Las reacciones individuales y sociales sobre las actitudes de determinados actores públicos se centran en la censura ácida a quienes han traicionado la confianza depositada por el pueblo para ejercer funciones en el Estado. El peso de la indignación no siempre lleva a pensar en el daño a las instituciones.
El impacto que tienen los comportamientos indebidos sobre órganos como el Congreso Nacional, que es una instancia fundamental del sistema democrático, no hay forma de medirlo, al margen de la obvia degradación de la imagen y el deterioro de la percepción en la sociedad.
Y ni hablar de la degradación de la dignidad de un cargo como el de legislador. Al final no se ve el comportamiento individual, sino que el daño recae sobre todo el cuerpo, sobre la institución misma.
Es verdad que para muchos simplemente se trata de una mancha más sobre el tigre, pero si se aparta alguna pizca del cinismo social, el golpe es demasiado grande. Porque es que se desfigura de manera casi rotunda la función de una instancia de primer orden del sistema político llamado a contribuir en la preservación de los bienes públicos mediante una labor de fiscalización, sea mediante las previsiones del artículo 93 o las contenidas en el artículo 246 de la Constitución.
¿Con qué calidad moral puede el Congreso de estos tiempos tomar iniciativas orientadas a fiscalizar el patrimonio, los ingresos, gastos y uso de los fondos públicos, cuando algunos de sus miembros han atentado contra los mismos, según las cuentas del Ministerio Público?

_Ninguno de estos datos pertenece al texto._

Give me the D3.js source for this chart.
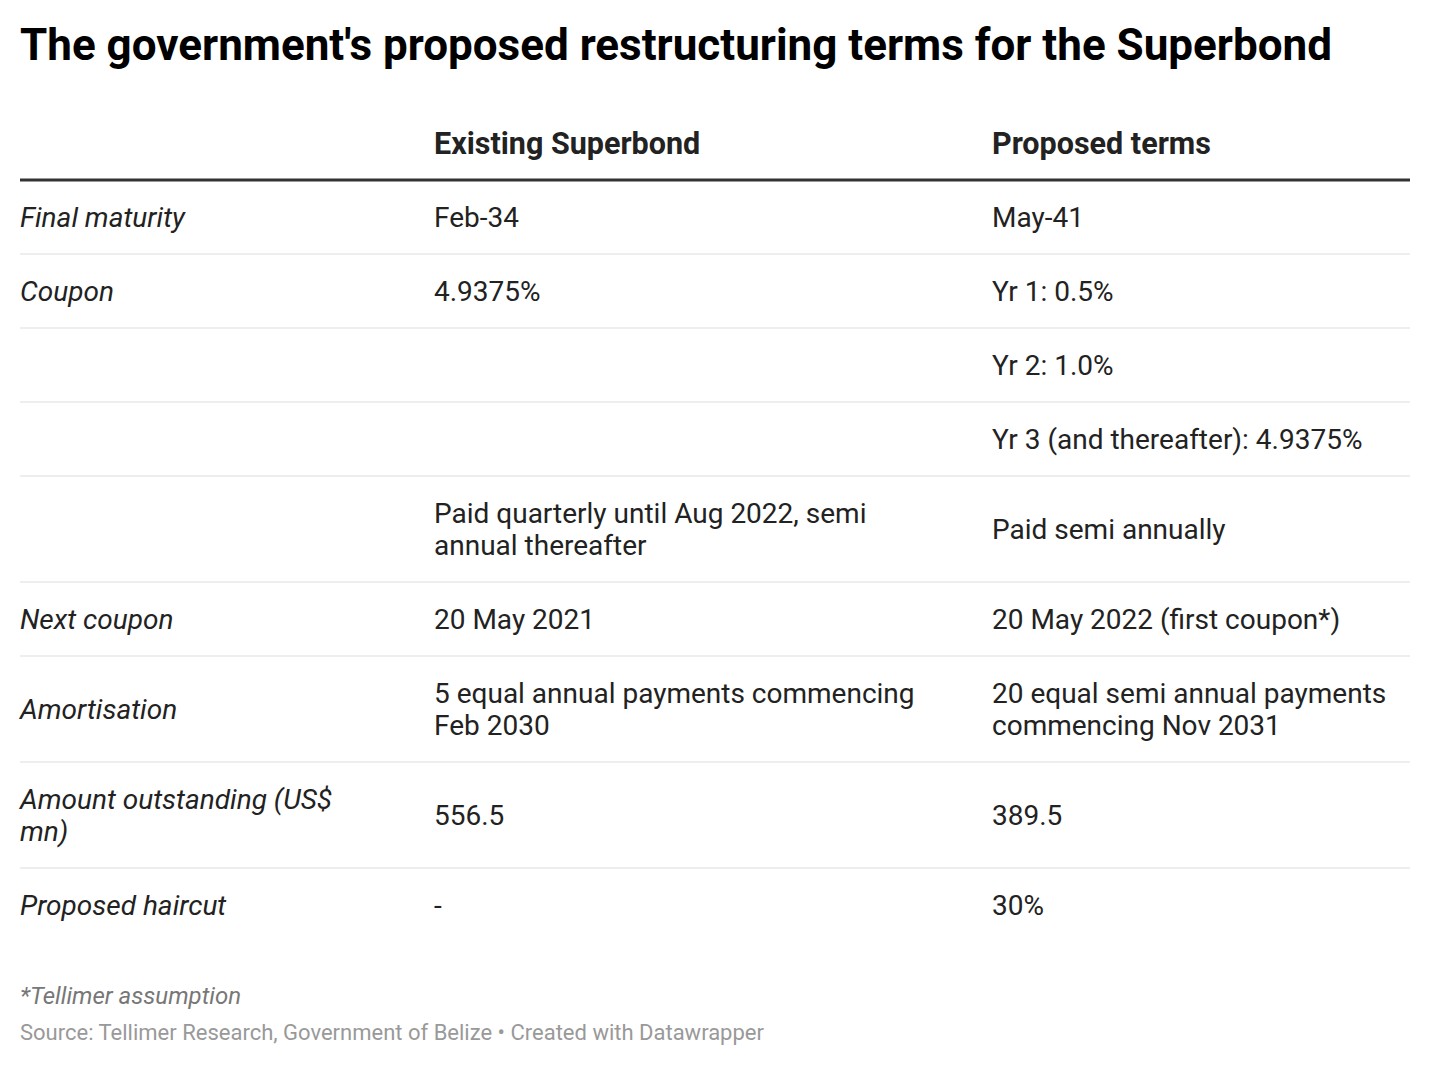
<!DOCTYPE html>
<html><head><meta charset="utf-8">
<script src="https://cdn.jsdelivr.net/npm/d3@7"></script>
<style>body{margin:0;background:#fff;font-family:Roboto,sans-serif}</style>
</head><body>
<svg id="chart" width="1430" height="1066"></svg>
<script>
var title = "The government's proposed restructuring terms for the Superbond";
var columns = ["", "Existing Superbond", "Proposed terms"];
var rowLabels = ["Final maturity", "Coupon", "", "", "", "Next coupon", "Amortisation", "Amount outstanding (US$\nmn)", "Proposed haircut"];
var existing = ["Feb-34", "4.9375%", "", "", "Paid quarterly until Aug 2022, semi\nannual thereafter", "20 May 2021", "5 equal annual payments commencing\nFeb 2030", "556.5", "-"];
var proposed = ["May-41", "Yr 1: 0.5%", "Yr 2: 1.0%", "Yr 3 (and thereafter): 4.9375%", "Paid semi annually", "20 May 2022 (first coupon*)", "20 equal semi annual payments\ncommencing Nov 2031", "389.5", "30%"];
var note = "*Tellimer assumption";
var source = "Source: Tellimer Research, Government of Belize \u2022 Created with Datawrapper";

var svg = d3.select("#chart");
var colX = [20, 434, 992], right = 1410, lineH = 32;

svg.append("text").attr("x", 20).attr("y", 60).attr("font-size", 44).attr("font-weight", 700)
  .attr("fill", "#000").text(title);

columns.forEach(function(c, i) {
  svg.append("text").attr("x", colX[i]).attr("y", 154).attr("font-size", 30.5).attr("font-weight", 700)
    .attr("fill", "#222").text(c);
});
svg.append("line").attr("x1", 20).attr("x2", right).attr("y1", 180).attr("y2", 180)
  .attr("stroke", "#333").attr("stroke-width", 3);

var rows = rowLabels.map(function(l, i) { return [l, existing[i], proposed[i]]; });
var y = 180;
rows.forEach(function(r, i) {
  var n = d3.max(r, function(s) { return s.split("\n").length; });
  var h = 74 + lineH * (n - 1);
  var mid = y + h / 2;
  r.forEach(function(s, j) {
    var lines = s.split("\n");
    var t = svg.append("text").attr("font-size", 28).attr("fill", "#222")
      .attr("font-style", j === 0 ? "italic" : "normal");
    lines.forEach(function(line, k) {
      t.append("tspan").attr("x", colX[j])
        .attr("y", mid + 10 + (k - (lines.length - 1) / 2) * lineH).text(line);
    });
  });
  y += h;
  if (i < rows.length - 1)
    svg.append("line").attr("x1", 20).attr("x2", right).attr("y1", y).attr("y2", y)
      .attr("stroke", "#ddd").attr("stroke-width", 1);
});

svg.append("text").attr("x", 20).attr("y", 1004).attr("font-size", 24).attr("font-style", "italic")
  .attr("fill", "#777").text(note);
svg.append("text").attr("x", 20).attr("y", 1040).attr("font-size", 22)
  .attr("fill", "#999").text(source);
</script>
</body></html>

La realidad es que ni siquiera lo pensarían. Más bien sus miembros deben estar concentrados en cómo rebasar el temporal.
Son estas las circunstancias que llevan a muchas personas a perder las esperanzas en el destino de una sociedad cuyos líderes traicionan la obligación contraída.
El debilitamiento de la institucionalidad democrática es evidente, y a decir verdad, no hay cómo repararlo en corto tiempo.